Teaching through Examples
Consider these two scripts for explaining the term onomatopoeia:
“An onomatopoeia is the formation of a word from a sound associated with what is named.”
“Examples of onomatopoeias are sizzle, pop, shush, beep, boom. All of these words sound like the audible event they are trying to represent. An onomatopoeia is the formation of a word from a sound associated with what is named.”
Leading education theorist Siegfried Engelmann tells us that script B is more effective in getting students to understand what an onomatopoeia is. He points out that examples can be a much more powerful teaching tool than simply saying “here is a new concept and here are three examples of it”. In fact, there are times when leading with the examples is a more efficient routine for students to understand the underlying concept. Often, this is particularly true of abstract ideas whose definition only truly makes sense if you already understand the concept.
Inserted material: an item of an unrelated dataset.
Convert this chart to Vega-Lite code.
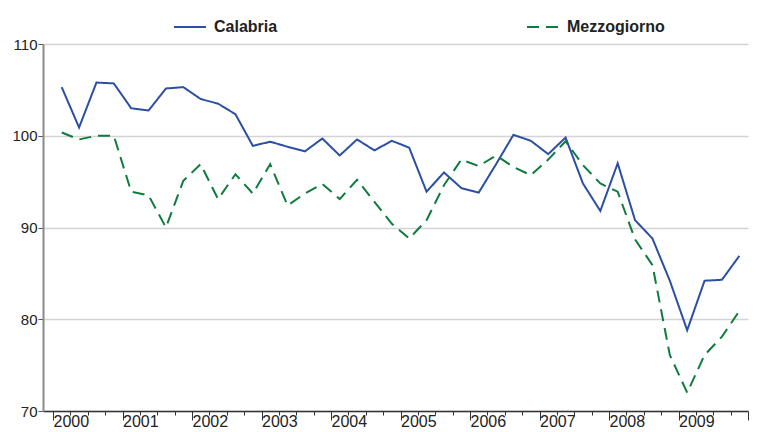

In our onomatopoeia example, to understand the script in example A (the definition alone), you probably already needed to know what an onomatopoeia is – which, in our example, we assume the students wouldn’t. Additionally, if we’d given just one example of an onomatopoeia, students may not have picked up on the underlying idea. They may have focussed on the surface features. From just the example of sizzle, students might interpret onomatopoeia to mean sounds made by hot objects, or words from the kitchen, or just words with multiple letter ‘z’s.